Diamond Sports launched its own direct-to-consumer streaming service Bally Sports+ last year, offering the chance to watch live games for $19.99 a month. The broadcaster owns the streaming rights for all of the NBA and NHL teams it's connected to, but reportedly only about a third of its MLB teams.

As Diamond Sports moves deeper into streaming, it may be eroding its primary business around traditional TV. The more options consumers have to stream live sports, the less it’s necessary for them to sign up for cable. Thus, the media landscape is currently in a transition period between traditional TV, with every major entertainment company from Disney to Paramount to NBCUniversal and Diamond Sports sticking one foot in traditional TV and the other into streaming.

“Sinclair [Diamond Sports’ parent company] views [streaming] as necessary to their future,” McQueen says. “I think they do see the writing on the wall with the RSNs that, hey, we have to be ready to go the streaming route at some point in the very near future.”

The baseball source said there’s no silver bullet, but because of the pressure the RSNs are under due to the changing media consumption habits of fans, MLB needs to reimagine how distribution will look in the future. They also don’t believe Diamond Sports has demonstrated a functional path forward or the capital to invest in and lead a streaming operation. To William Mao, SVP of global media rights consulting for the marketing agency Octagon, the crux of the situation is bridging the gap between the economic models of traditional TV and streaming.

Sinclair bought the 21 RSNs that became Bally Sports for $10.6 billion in 2019, with the deal being financed with $8.2 billion in debt. In retrospect, it’s clear Sinclair likely overvalued the RSNs. Now Sinclair may look to turn part of that debt into equity. Tech companies, from Amazon to Google, have thrown billions to get into the live sports streaming game, but Mao cautioned against thinking one of them would come in and “save the day.”

“If you look at the trends of what they're going after, they're going after rights that are, if not national, international in terms of availability and exclusivity,” Mao tells The Current. “And then if you start to add some of these price tags…it makes it a lot harder to envision that they would become an immediate major player in this space.”

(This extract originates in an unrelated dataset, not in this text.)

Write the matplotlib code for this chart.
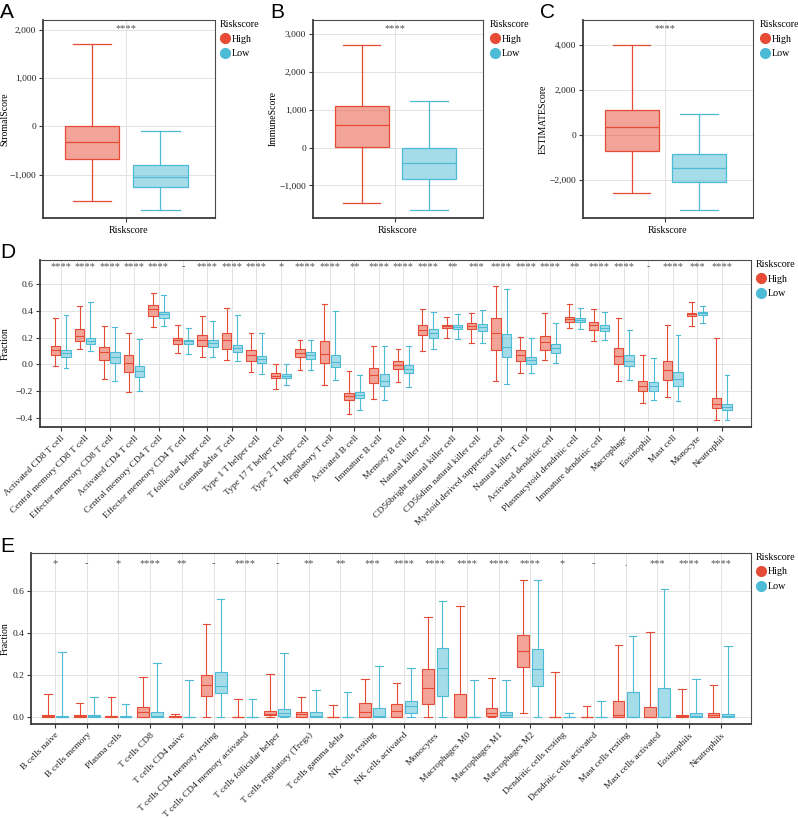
import numpy as np
import matplotlib
matplotlib.use('Agg')
import matplotlib.pyplot as plt
import matplotlib.transforms as mtransforms
from matplotlib.colors import to_rgba
from matplotlib.lines import Line2D
from matplotlib.ticker import FuncFormatter

plt.rcParams['font.family'] = ['Liberation Serif', 'DejaVu Serif']

W, H = 798, 818
HIGH_COLOR = '#E64B35'
LOW_COLOR = '#4DBBD5'

# ---- panels A-C: ESTIMATE scores, each as (whislo, q1, median, q3, whishi)
score_names = ['StromalScore', 'ImmuneScore', 'ESTIMATEScore']
score_high = [[-1542, -678, -325, 5, 1701],
              [-1455, 15, 608, 1103, 2725],
              [-2597, -713, 343, 1100, 4010]]
score_low = [[-1730, -1255, -1040, -795, -90],
             [-1650, -838, -415, -10, 1225],
             [-3354, -2107, -1456, -860, 922]]
score_ylims = [(-1898, 2207), (-1862, 3378), (-3706, 5127)]
score_yticks = [[-1000, 0, 1000, 2000], [-1000, 0, 1000, 2000, 3000], [-2000, 0, 2000, 4000]]
score_sig = ['****', '****', '****']

# ---- panel D: ssGSEA immune cells
ssgsea_cells = ['Activated CD8 T cell', 'Central memory CD8 T cell', 'Effector memeory CD8 T cell',
                'Activated CD4 T cell', 'Central memory CD4 T cell', 'Effector memeory CD4 T cell',
                'T follicular helper cell', 'Gamma delta T cell', 'Type 1 T helper cell',
                'Type 17 T helper cell', 'Type 2 T helper cell', 'Regulatory T cell',
                'Activated B cell', 'Immature B cell', 'Memory B cell', 'Natural killer cell',
                'CD56bright natural killer cell', 'CD56dim natural killer cell',
                'Myeloid derived suppressor cell', 'Natural killer T cell',
                'Activated dendritic cell', 'Plasmacytoid dendritic cell',
                'Immature dendritic cell', 'Macrophage', 'Eosinophil', 'Mast cell',
                'Monocyte', 'Neutrophil']
ssgsea_high = [
    [-0.015, 0.0675, 0.105, 0.1375, 0.35], [0.1125, 0.1725, 0.2125, 0.2675, 0.435],
    [-0.11, 0.0325, 0.0925, 0.1325, 0.29], [-0.205, -0.06, 0.0075, 0.07, 0.2375],
    [0.2775, 0.365, 0.4125, 0.4475, 0.5375], [0.085, 0.155, 0.18, 0.195, 0.295],
    [0.0525, 0.14, 0.185, 0.2175, 0.36], [0.0325, 0.1125, 0.185, 0.2325, 0.425],
    [-0.055, 0.0275, 0.0675, 0.1075, 0.2325], [-0.1875, -0.105, -0.085, -0.065, 0.0],
    [-0.045, 0.0525, 0.085, 0.115, 0.18], [-0.155, 0.0075, 0.0775, 0.1725, 0.455],
    [-0.375, -0.27, -0.24, -0.215, -0.0525], [-0.2625, -0.1425, -0.0825, -0.03, 0.14],
    [-0.135, -0.0375, -0.005, 0.0275, 0.1175], [0.1025, 0.2175, 0.2575, 0.2975, 0.415],
    [0.2, 0.27, 0.285, 0.2975, 0.3575], [0.16, 0.265, 0.2875, 0.3075, 0.3875],
    [-0.1275, 0.1075, 0.2375, 0.345, 0.5875], [-0.0625, 0.0275, 0.0725, 0.11, 0.2075],
    [0.03, 0.11, 0.1675, 0.215, 0.3825], [0.275, 0.3175, 0.3375, 0.3525, 0.45],
    [0.1725, 0.2575, 0.2925, 0.3175, 0.415], [-0.1275, 0.0025, 0.0625, 0.125, 0.35],
    [-0.2875, -0.2025, -0.165, -0.1275, 0.0725], [-0.2475, -0.1175, -0.045, 0.0275, 0.2925],
    [0.29, 0.3625, 0.3775, 0.3875, 0.47], [-0.42, -0.3275, -0.295, -0.255, 0.1975]]
ssgsea_low = [
    [-0.03, 0.0575, 0.0825, 0.1075, 0.37], [0.10, 0.1525, 0.175, 0.195, 0.47],
    [-0.125, 0.0125, 0.0575, 0.095, 0.2775], [-0.2025, -0.095, -0.05, -0.01, 0.1875],
    [0.2875, 0.3475, 0.3775, 0.395, 0.5175], [0.08, 0.1525, 0.175, 0.185, 0.27],
    [0.055, 0.1325, 0.1575, 0.185, 0.3275], [0.0225, 0.095, 0.12, 0.1475, 0.37],
    [-0.0725, 0.0125, 0.0375, 0.06, 0.2375], [-0.1575, -0.1025, -0.0875, -0.0725, 0.0025],
    [-0.04, 0.0425, 0.0675, 0.0925, 0.185], [-0.1175, -0.0225, 0.02, 0.0725, 0.3975],
    [-0.3425, -0.255, -0.23, -0.2075, -0.08], [-0.2675, -0.165, -0.1225, -0.075, 0.14],
    [-0.1675, -0.065, -0.035, -0.0075, 0.14], [0.1125, 0.195, 0.2325, 0.265, 0.39],
    [0.1925, 0.265, 0.28, 0.2925, 0.3775], [0.16, 0.25, 0.28, 0.30, 0.405],
    [-0.15, 0.0525, 0.13, 0.225, 0.5675], [-0.0675, 0.0, 0.0325, 0.0575, 0.20],
    [0.0075, 0.0875, 0.12, 0.155, 0.3075], [0.2675, 0.315, 0.33, 0.345, 0.42],
    [0.1825, 0.2475, 0.27, 0.2925, 0.395], [-0.115, -0.015, 0.0225, 0.0675, 0.2575],
    [-0.2675, -0.1975, -0.1625, -0.13, 0.045], [-0.2725, -0.1625, -0.1125, -0.055, 0.22],
    [0.3075, 0.37, 0.3825, 0.395, 0.44], [-0.4175, -0.3425, -0.3175, -0.2975, -0.0825]]
ssgsea_sig = ['****', '****', '****', '****', '****', '-', '****', '****', '****', '*',
              '****', '****', '**', '****', '****', '****', '**', '***', '****', '****',
              '****', '**', '****', '****', '-', '****', '***', '****']

# ---- panel E: CIBERSORT fractions
cibersort_cells = ['B cells naive', 'B cells memory', 'Plasma cells', 'T cells CD8',
                   'T cells CD4 naive', 'T cells CD4 memory resting',
                   'T cells CD4 memory activated', 'T cells follicular helper',
                   'T cells regulatory (Tregs)', 'T cells gamma delta', 'NK cells resting',
                   'NK cells activated', 'Monocytes', 'Macrophages M0', 'Macrophages M1',
                   'Macrophages M2', 'Dendritic cells resting', 'Dendritic cells activated',
                   'Mast cells resting', 'Mast cells activated', 'Eosinophils', 'Neutrophils']
cibersort_high = [
    [0, 0, 0.003, 0.008, 0.108], [0, 0, 0.003, 0.008, 0.065], [0, 0, 0.003, 0.006, 0.097],
    [0, 0, 0.024, 0.049, 0.192], [0, 0, 0.001, 0.005, 0.016], [0, 0.102, 0.152, 0.198, 0.441],
    [0, 0, 0, 0, 0.086], [0, 0.008, 0.014, 0.029, 0.206], [0, 0, 0.014, 0.025, 0.095],
    [0, 0, 0, 0, 0.056], [0, 0, 0.025, 0.068, 0.181], [0, 0, 0.027, 0.06, 0.16],
    [0, 0.06, 0.138, 0.229, 0.475], [0, 0, 0, 0.111, 0.529], [0, 0.006, 0.017, 0.041, 0.187],
    [0.017, 0.24, 0.313, 0.389, 0.651], [0, 0, 0, 0, 0.213], [0, 0, 0, 0, 0.054],
    [0, 0, 0.008, 0.075, 0.341], [0, 0, 0, 0.048, 0.403], [0, 0, 0.003, 0.01, 0.133],
    [0, 0, 0.011, 0.021, 0.151]]
cibersort_low = [
    [0, 0, 0.001, 0.003, 0.308], [0, 0, 0.004, 0.008, 0.095], [0, 0, 0.002, 0.005, 0.06],
    [0, 0, 0.005, 0.022, 0.257], [0, 0, 0, 0, 0.175], [0, 0.113, 0.148, 0.216, 0.56],
    [0, 0, 0, 0, 0.086], [0, 0.006, 0.017, 0.037, 0.303], [0, 0, 0.006, 0.025, 0.13],
    [0, 0, 0, 0, 0.12], [0, 0, 0.006, 0.044, 0.245], [0, 0.017, 0.051, 0.075, 0.232],
    [0, 0.1, 0.235, 0.327, 0.554], [0, 0, 0, 0, 0.175], [0, 0, 0.01, 0.022, 0.175],
    [0, 0.149, 0.229, 0.322, 0.651], [0, 0, 0, 0, 0.021], [0, 0, 0, 0, 0.078],
    [0, 0, 0, 0.117, 0.386], [0, 0, 0, 0.137, 0.61], [0, 0, 0.006, 0.021, 0.181],
    [0, 0, 0.003, 0.013, 0.34]]
cibersort_sig = ['*', '-', '*', '****', '**', '-', '****', '-', '**', '**', '***', '****',
                 '****', '****', '****', '****', '*', '-', '.', '***', '****', '****']


def px_axes(fig, left, top, right, bottom):
    # place an axes using pixel coordinates measured from the top-left corner
    return fig.add_axes([left / W, 1 - bottom / H, (right - left) / W, (bottom - top) / H])


def to_stats(v):
    return dict(whislo=v[0], q1=v[1], med=v[2], q3=v[3], whishi=v[4], fliers=[])


def draw_boxes(ax, high, low, offset, width, capw, lw=0.9):
    positions = np.arange(len(high))
    for data, sign, color in ((high, -1, HIGH_COLOR), (low, 1, LOW_COLOR)):
        ax.bxp([to_stats(v) for v in data], positions=positions + sign * offset,
               widths=width, capwidths=capw, patch_artist=True, showfliers=False,
               manage_ticks=False,
               boxprops=dict(facecolor=to_rgba(color, 0.5), edgecolor=color, linewidth=lw),
               whiskerprops=dict(color=color, linewidth=lw),
               capprops=dict(color=color, linewidth=lw),
               medianprops=dict(color=color, linewidth=lw))


def style_axes(ax):
    ax.set_axisbelow(True)
    ax.grid(True, color='#e3e3e3', linewidth=0.7)
    for side in ('left', 'bottom'):
        ax.spines[side].set_linewidth(1.3)
        ax.spines[side].set_color('#3a3a3a')
    for side in ('top', 'right'):
        ax.spines[side].set_linewidth(0.8)
        ax.spines[side].set_color('#4a4a4a')
    ax.tick_params(labelsize=6.8, length=3, width=0.8, color='#3a3a3a', labelcolor='#222222', pad=2)


def add_sig(ax, labels, yfrac):
    trans = mtransforms.blended_transform_factory(ax.transData, ax.transAxes)
    for i, s in enumerate(labels):
        ax.text(i, yfrac, s, transform=trans, ha='center', va='center', fontsize=7.5, color='#555555')


def add_legend(ax, x, y):
    handles = [Line2D([], [], marker='o', linestyle='', markersize=7, color=HIGH_COLOR, label='High'),
               Line2D([], [], marker='o', linestyle='', markersize=7, color=LOW_COLOR, label='Low')]
    ax.legend(handles=handles, title='Riskscore', loc='upper left', bbox_to_anchor=(x / W, 1 - y / H),
              bbox_transform=ax.figure.transFigure, frameon=False, fontsize=7.2, title_fontsize=7.2,
              alignment='left', borderpad=0, borderaxespad=0, handletextpad=0.15,
              handlelength=1.0, labelspacing=0.55)


fig = plt.figure(figsize=(W / 100, H / 100), dpi=100)

# ---- A, B, C
score_boxes = [(43, 215), (313, 483), (583, 753)]
label_right = [9.5, 277.5, 547.5]
comma_fmt = FuncFormatter(lambda v, p: '{:,.0f}'.format(v).replace('-', '\u2212'))
for k in range(3):
    left, right = score_boxes[k]
    ax = px_axes(fig, left, 20, right, 218)
    draw_boxes(ax, [score_high[k]], [score_low[k]], offset=0.25, width=0.4, capw=0.28)
    style_axes(ax)
    ax.set_xlim(-0.61, 0.65)
    ax.set_ylim(*score_ylims[k])
    ax.set_yticks(score_yticks[k])
    ax.yaxis.set_major_formatter(comma_fmt)
    ax.set_xticks([0])
    ax.set_xticklabels([''])
    ax.set_xlabel('Riskscore', fontsize=7.2, labelpad=1)
    ax.set_ylabel(score_names[k], fontsize=7)
    ax.yaxis.set_label_coords((label_right[k] - left) / (right - left), 0.5)
    add_sig(ax, [score_sig[k]], 0.955)
    add_legend(ax, 220 + k * 270, 20)

# ---- D
axd = px_axes(fig, 40, 260, 751, 427)
draw_boxes(axd, ssgsea_high, ssgsea_low, offset=0.22, width=0.38, capw=0.2, lw=0.8)
style_axes(axd)
axd.set_xlim(-0.84, 28.2)
axd.set_ylim(-0.47, 0.782)
axd.set_yticks([-0.4, -0.2, 0.0, 0.2, 0.4, 0.6])
axd.set_xticks(np.arange(len(ssgsea_cells)))
axd.set_xticklabels(ssgsea_cells, rotation=45, ha='right', rotation_mode='anchor', fontsize=6.8)
axd.set_ylabel('Fraction', fontsize=7)
axd.yaxis.set_label_coords(-0.043, 0.5)
add_sig(axd, ssgsea_sig, 0.958)
add_legend(axd, 756, 260)

# ---- E
axe = px_axes(fig, 31, 553, 751, 724)
draw_boxes(axe, cibersort_high, cibersort_low, offset=0.225, width=0.37, capw=0.24, lw=0.8)
style_axes(axe)
axe.set_xlim(-0.76, 21.96)
axe.set_ylim(-0.033, 0.781)
axe.set_yticks([0.0, 0.2, 0.4, 0.6])
axe.set_xticks(np.arange(len(cibersort_cells)))
axe.set_xticklabels(cibersort_cells, rotation=45, ha='right', rotation_mode='anchor', fontsize=6.8)
axe.set_ylabel('Fraction', fontsize=7)
axe.yaxis.set_label_coords(-0.030, 0.5)
add_sig(axe, cibersort_sig, 0.94)
add_legend(axe, 756, 553)

# panel letters
for letter, x, y in (('A', 0, 18), ('B', 270, 18), ('C', 540, 18), ('D', 0, 258), ('E', 0, 552)):
    fig.text(x / W, 1 - y / H, letter, fontsize=15, family='Liberation Sans', va='baseline', ha='left')

fig.savefig('out.png', dpi=100)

Another revenue driver for Diamond Sports could be getting a cut of ticket sales and merchandise on top of its distribution revenue. The baseball source mentioned above, as well as ESPN, say Diamond Sports is interested in just that, but MLB won’t budge on including those alternate forms of revenue.

Sportico recently estimated that MLB generated a record $10.9 billion last season from tickets, sponsorships, concessions, and more, including $2.25 billion from TV deals.

In the future, it could be attractive for interactive advertising to become a bigger part of streaming live sports as a whole. Live e-commerce offerings, similar to Love Island teaming up with NBCUniversal and eBay, could be integrated during games to sell merchandise, tickets to future games or even gambling bets all from the screen without missing any action.

“Those are ways that I would imagine whoever ends up going forward with the operation of this Diamond entity will need to figure out ways to turn on those levers from a revenue generation perspective,” Mao says. “If it's just business as usual, we kind of know that that doesn't work economically.”